Just when you thought you’d figured out your future, ChatGPT – with currently more than one million users – appears to prove you wrong.
My social media newsfeed is drowning in news extolling its brilliance, while my colleagues and students cannot stop talking about it. I admit that I did log in and play with it for a few days. I was more than impressed with what it could do: it wrote two reference letters for me and came up with a brilliant syllabus and bibliography for my new course; all this in less than a minute.
At times, however, it sounded, well, a little “too drunk and obvious”. When I asked why scientists don’t trust AI, the response I received was that my question is a play on words and that some scientists may trust it, while others may not.
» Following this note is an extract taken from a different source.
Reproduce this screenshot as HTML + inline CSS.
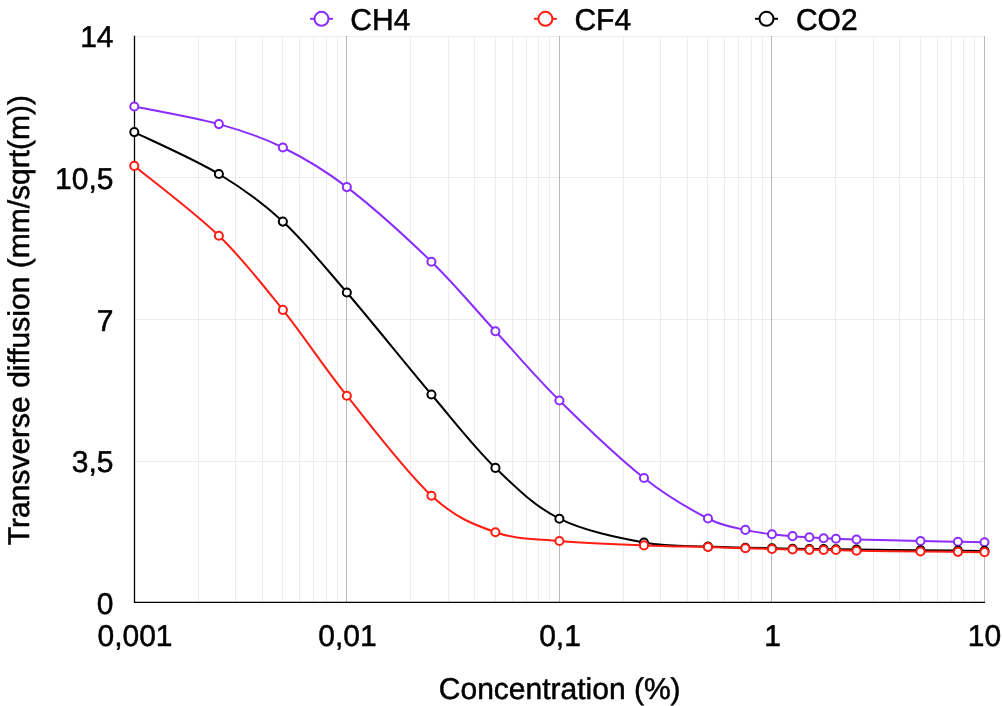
<!DOCTYPE html>
<html lang="en"><head><meta charset="utf-8"><title>Transverse diffusion vs concentration</title>
<style>html,body{margin:0;padding:0;background:#fff;}body{width:1002px;height:706px;overflow:hidden;}svg{display:block;will-change:transform;}text{font-family:"Liberation Sans",Arial,Helvetica,sans-serif;font-size:30px;fill:#000;stroke:#000;stroke-width:0.5px;text-rendering:geometricPrecision;}</style>
</head><body>
<svg width="1002" height="706" viewBox="0 0 1002 706">
<rect width="1002" height="706" fill="#fff"/>
<g shape-rendering="crispEdges">
<rect x="136" y="36" width="849" height="1" fill="#ececec"/>
<rect x="136" y="177" width="849" height="1" fill="#ececec"/>
<rect x="136" y="319" width="849" height="1" fill="#ececec"/>
<rect x="136" y="461" width="849" height="1" fill="#ececec"/>
<rect x="198" y="36" width="1" height="566" fill="#ececec"/>
<rect x="235" y="36" width="1" height="566" fill="#ececec"/>
<rect x="262" y="36" width="1" height="566" fill="#ececec"/>
<rect x="282" y="36" width="1" height="566" fill="#ececec"/>
<rect x="299" y="36" width="1" height="566" fill="#ececec"/>
<rect x="313" y="36" width="1" height="566" fill="#ececec"/>
<rect x="326" y="36" width="1" height="566" fill="#ececec"/>
<rect x="337" y="36" width="1" height="566" fill="#ececec"/>
<rect x="410" y="36" width="1" height="566" fill="#ececec"/>
<rect x="448" y="36" width="1" height="566" fill="#ececec"/>
<rect x="474" y="36" width="1" height="566" fill="#ececec"/>
<rect x="495" y="36" width="1" height="566" fill="#ececec"/>
<rect x="512" y="36" width="1" height="566" fill="#ececec"/>
<rect x="526" y="36" width="1" height="566" fill="#ececec"/>
<rect x="538" y="36" width="1" height="566" fill="#ececec"/>
<rect x="549" y="36" width="1" height="566" fill="#ececec"/>
<rect x="623" y="36" width="1" height="566" fill="#ececec"/>
<rect x="660" y="36" width="1" height="566" fill="#ececec"/>
<rect x="687" y="36" width="1" height="566" fill="#ececec"/>
<rect x="707" y="36" width="1" height="566" fill="#ececec"/>
<rect x="724" y="36" width="1" height="566" fill="#ececec"/>
<rect x="738" y="36" width="1" height="566" fill="#ececec"/>
<rect x="751" y="36" width="1" height="566" fill="#ececec"/>
<rect x="762" y="36" width="1" height="566" fill="#ececec"/>
<rect x="835" y="36" width="1" height="566" fill="#ececec"/>
<rect x="873" y="36" width="1" height="566" fill="#ececec"/>
<rect x="899" y="36" width="1" height="566" fill="#ececec"/>
<rect x="920" y="36" width="1" height="566" fill="#ececec"/>
<rect x="937" y="36" width="1" height="566" fill="#ececec"/>
<rect x="951" y="36" width="1" height="566" fill="#ececec"/>
<rect x="963" y="36" width="1" height="566" fill="#ececec"/>
<rect x="974" y="36" width="1" height="566" fill="#ececec"/>
<rect x="346" y="36" width="1" height="566" fill="#bababa"/>
<rect x="559" y="36" width="1" height="566" fill="#bababa"/>
<rect x="771" y="36" width="1" height="566" fill="#bababa"/>
<rect x="984" y="36" width="1" height="566" fill="#bababa"/>
</g>
<path d="M134.5,35.8 V602.35 H985" fill="none" stroke="#000" stroke-width="1.3" stroke-linejoin="miter"/>
<path d="M134.30,106.45 C148.40,109.39 194.12,117.26 218.88,124.10 C243.64,130.94 261.54,137.00 282.87,147.50 C304.19,158.00 322.09,168.07 346.85,187.10 C371.61,206.13 406.67,237.68 431.43,261.70 C456.19,285.72 474.09,308.07 495.42,331.20 C516.74,354.33 534.64,376.02 559.40,400.50 C584.16,424.98 619.22,458.38 643.98,478.05 C668.74,497.72 691.06,509.86 707.97,518.50 C724.87,527.14 734.73,527.27 745.39,529.90 C756.06,532.52 764.09,533.21 771.95,534.25 C779.81,535.29 786.31,535.64 792.55,536.15 C798.79,536.66 804.20,536.96 809.38,537.30 C814.55,537.64 819.18,537.97 823.61,538.20 C828.03,538.43 830.45,538.48 835.93,538.70 C841.42,538.92 842.44,539.12 856.53,539.50 C870.63,539.88 903.61,540.62 920.52,541.00 C937.42,541.38 947.28,541.60 957.94,541.80 C968.61,542.00 980.07,542.13 984.50,542.20" fill="none" stroke="#8b2cff" stroke-width="2" stroke-linejoin="round" stroke-linecap="round"/>
<g fill="#fff" stroke="#8b2cff" stroke-width="2">
<circle cx="134.30" cy="106.45" r="4.05"/>
<circle cx="218.88" cy="124.10" r="4.05"/>
<circle cx="282.87" cy="147.50" r="4.05"/>
<circle cx="346.85" cy="187.10" r="4.05"/>
<circle cx="431.43" cy="261.70" r="4.05"/>
<circle cx="495.42" cy="331.20" r="4.05"/>
<circle cx="559.40" cy="400.50" r="4.05"/>
<circle cx="643.98" cy="478.05" r="4.05"/>
<circle cx="707.97" cy="518.50" r="4.05"/>
<circle cx="745.39" cy="529.90" r="4.05"/>
<circle cx="771.95" cy="534.25" r="4.05"/>
<circle cx="792.55" cy="536.15" r="4.05"/>
<circle cx="809.38" cy="537.30" r="4.05"/>
<circle cx="823.61" cy="538.20" r="4.05"/>
<circle cx="835.93" cy="538.70" r="4.05"/>
<circle cx="856.53" cy="539.50" r="4.05"/>
<circle cx="920.52" cy="541.00" r="4.05"/>
<circle cx="957.94" cy="541.80" r="4.05"/>
<circle cx="984.50" cy="542.20" r="4.05"/>
</g>
<path d="M134.30,132.10 C148.40,139.08 194.12,159.08 218.88,174.00 C243.64,188.92 261.54,201.85 282.87,221.60 C304.19,241.35 322.09,263.68 346.85,292.50 C371.61,321.32 406.67,365.27 431.43,394.50 C456.19,423.73 474.09,447.20 495.42,467.90 C516.74,488.60 534.64,506.25 559.40,518.70 C584.16,531.15 619.22,537.95 643.98,542.60 C668.74,547.25 691.06,545.75 707.97,546.60 C724.87,547.45 734.73,547.42 745.39,547.70 C756.06,547.98 764.09,548.13 771.95,548.30 C779.81,548.47 786.31,548.58 792.55,548.70 C798.79,548.82 804.20,548.93 809.38,549.00 C814.55,549.07 819.18,549.07 823.61,549.10 C828.03,549.13 830.45,549.13 835.93,549.20 C841.42,549.27 842.44,549.32 856.53,549.50 C870.63,549.68 903.61,550.12 920.52,550.30 C937.42,550.48 947.28,550.50 957.94,550.60 C968.61,550.70 980.07,550.85 984.50,550.90" fill="none" stroke="#000000" stroke-width="2" stroke-linejoin="round" stroke-linecap="round"/>
<g fill="#fff" stroke="#000000" stroke-width="2">
<circle cx="134.30" cy="132.10" r="4.05"/>
<circle cx="218.88" cy="174.00" r="4.05"/>
<circle cx="282.87" cy="221.60" r="4.05"/>
<circle cx="346.85" cy="292.50" r="4.05"/>
<circle cx="431.43" cy="394.50" r="4.05"/>
<circle cx="495.42" cy="467.90" r="4.05"/>
<circle cx="559.40" cy="518.70" r="4.05"/>
<circle cx="643.98" cy="542.60" r="4.05"/>
<circle cx="707.97" cy="546.60" r="4.05"/>
<circle cx="745.39" cy="547.70" r="4.05"/>
<circle cx="771.95" cy="548.30" r="4.05"/>
<circle cx="792.55" cy="548.70" r="4.05"/>
<circle cx="809.38" cy="549.00" r="4.05"/>
<circle cx="823.61" cy="549.10" r="4.05"/>
<circle cx="835.93" cy="549.20" r="4.05"/>
<circle cx="856.53" cy="549.50" r="4.05"/>
<circle cx="920.52" cy="550.30" r="4.05"/>
<circle cx="957.94" cy="550.60" r="4.05"/>
<circle cx="984.50" cy="550.90" r="4.05"/>
</g>
<path d="M134.30,165.90 C148.40,177.55 194.12,211.80 218.88,235.80 C243.64,259.80 261.54,283.25 282.87,309.90 C304.19,336.55 322.09,364.73 346.85,395.70 C371.61,426.67 406.67,472.95 431.43,495.70 C456.19,518.45 474.09,524.65 495.42,532.20 C516.74,539.75 534.64,538.80 559.40,541.00 C584.16,543.20 619.22,544.41 643.98,545.40 C668.74,546.39 691.06,546.48 707.97,546.95 C724.87,547.43 734.73,547.90 745.39,548.25 C756.06,548.60 764.09,548.83 771.95,549.05 C779.81,549.27 786.31,549.42 792.55,549.55 C798.79,549.68 804.20,549.77 809.38,549.85 C814.55,549.93 819.18,550.02 823.61,550.05 C828.03,550.08 830.45,549.93 835.93,550.05 C841.42,550.17 842.44,550.50 856.53,550.75 C870.63,551.00 903.61,551.37 920.52,551.55 C937.42,551.73 947.28,551.75 957.94,551.85 C968.61,551.95 980.07,552.10 984.50,552.15" fill="none" stroke="#ff1d12" stroke-width="2" stroke-linejoin="round" stroke-linecap="round"/>
<g fill="#fff" stroke="#ff1d12" stroke-width="2">
<circle cx="134.30" cy="165.90" r="4.05"/>
<circle cx="218.88" cy="235.80" r="4.05"/>
<circle cx="282.87" cy="309.90" r="4.05"/>
<circle cx="346.85" cy="395.70" r="4.05"/>
<circle cx="431.43" cy="495.70" r="4.05"/>
<circle cx="495.42" cy="532.20" r="4.05"/>
<circle cx="559.40" cy="541.00" r="4.05"/>
<circle cx="643.98" cy="545.40" r="4.05"/>
<circle cx="707.97" cy="546.95" r="4.05"/>
<circle cx="745.39" cy="548.25" r="4.05"/>
<circle cx="771.95" cy="549.05" r="4.05"/>
<circle cx="792.55" cy="549.55" r="4.05"/>
<circle cx="809.38" cy="549.85" r="4.05"/>
<circle cx="823.61" cy="550.05" r="4.05"/>
<circle cx="835.93" cy="550.05" r="4.05"/>
<circle cx="856.53" cy="550.75" r="4.05"/>
<circle cx="920.52" cy="551.55" r="4.05"/>
<circle cx="957.94" cy="551.85" r="4.05"/>
<circle cx="984.50" cy="552.15" r="4.05"/>
</g>
<path d="M310.0,18.8 H333.0" stroke="#8b2cff" stroke-width="2" fill="none"/>
<circle cx="321.5" cy="18.8" r="7" fill="#fff" stroke="#8b2cff" stroke-width="2"/>
<text transform="translate(350.30,29.80) scale(1.0000,1)" text-anchor="start">CH4</text>
<path d="M533.9,18.8 H556.9" stroke="#ff1d12" stroke-width="2" fill="none"/>
<circle cx="545.4" cy="18.8" r="7" fill="#fff" stroke="#ff1d12" stroke-width="2"/>
<text transform="translate(574.40,29.80) scale(1.0000,1)" text-anchor="start">CF4</text>
<path d="M755.0,18.8 H778.0" stroke="#000000" stroke-width="2" fill="none"/>
<circle cx="766.5" cy="18.8" r="7" fill="#fff" stroke="#000000" stroke-width="2"/>
<text transform="translate(795.90,29.80) scale(1.0000,1)" text-anchor="start">CO2</text>
<text transform="translate(113.50,46.70) scale(1.0000,1)" text-anchor="end">14</text>
<text transform="translate(113.50,188.80) scale(1.0000,1)" text-anchor="end">10,5</text>
<text transform="translate(113.50,330.60) scale(1.0000,1)" text-anchor="end">7</text>
<text transform="translate(113.50,472.30) scale(1.0000,1)" text-anchor="end">3,5</text>
<text transform="translate(113.50,613.60) scale(1.0000,1)" text-anchor="end">0</text>
<text transform="translate(135.00,645.60) scale(1.0000,1)" text-anchor="middle">0,001</text>
<text transform="translate(347.50,645.60) scale(1.0000,1)" text-anchor="middle">0,01</text>
<text transform="translate(560.00,645.60) scale(1.0000,1)" text-anchor="middle">0,1</text>
<text transform="translate(772.60,645.60) scale(1.0000,1)" text-anchor="middle">1</text>
<text transform="translate(984.50,645.60) scale(1.0000,1)" text-anchor="middle">10</text>
<text transform="translate(559.70,698.60) scale(1.0000,1)" text-anchor="middle">Concentration (%)</text>
<text transform="translate(28.70,320.10) rotate(-90) scale(1.0000,1)" text-anchor="middle">Transverse diffusion (mm/sqrt(m))</text>
</svg></body></html>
ChatGPT owes its wealth of knowledge to the fact that it was trained on different kinds of texts from the internet, including academic articles. It writes in a human-like way, and it does so really well about almost anything under the sun. This is precisely why it raises a series of existential questions for higher education, including whether students need to learn to write, if it makes any sense to evaluate any kind of writing in the future, or if a great number of humans in higher education are about to lose their jobs.
There’s one reason not be excited about AI: it lacks emotional intelligence, empathy, morality, compassion, and integrity
There may be many reasons to be excited about AI, but there’s definitely one not to be: it lacks emotional intelligence, empathy, morality, compassion, and integrity, all of which are (or, if not, then they should be) central values to any higher-education institution.
AI technologies have been largely criticized for content-related flaws connected to ethics, biases, discrimination, violence, and sexual abuse. But ChatGPT developers claim to have done better than others. How? By employing workers in Kenya to read and label text that describes in graphic detail situations like murder, rape, child abuse, torture, self-harm, and hate speech.
Furthermore, the company claims to have built “safe and useful AI systems that limit bias and harmful content”. The oxymoron in this is that these “safe and useful systems” have been created in the most unethical and exploitative manner imaginable. As reported in an article in Time a few days ago, the 50,000 workers whom the AI industry claims to have helped out of poverty were paid less than two USD per hour and suffered mental breakdowns while performing their disturbing tasks.
To pretend that open AI will not change how we live our lives, or will not revolutionize higher education is delusional. But the question that emerges right now is not how to utilize ChatGPT for higher education. The real question, rather, is this: How do we resist supporting neoliberal, multi-millionaire artificial intelligence companies that exploit workers in a world that is starving for empathy and emotional intelligence?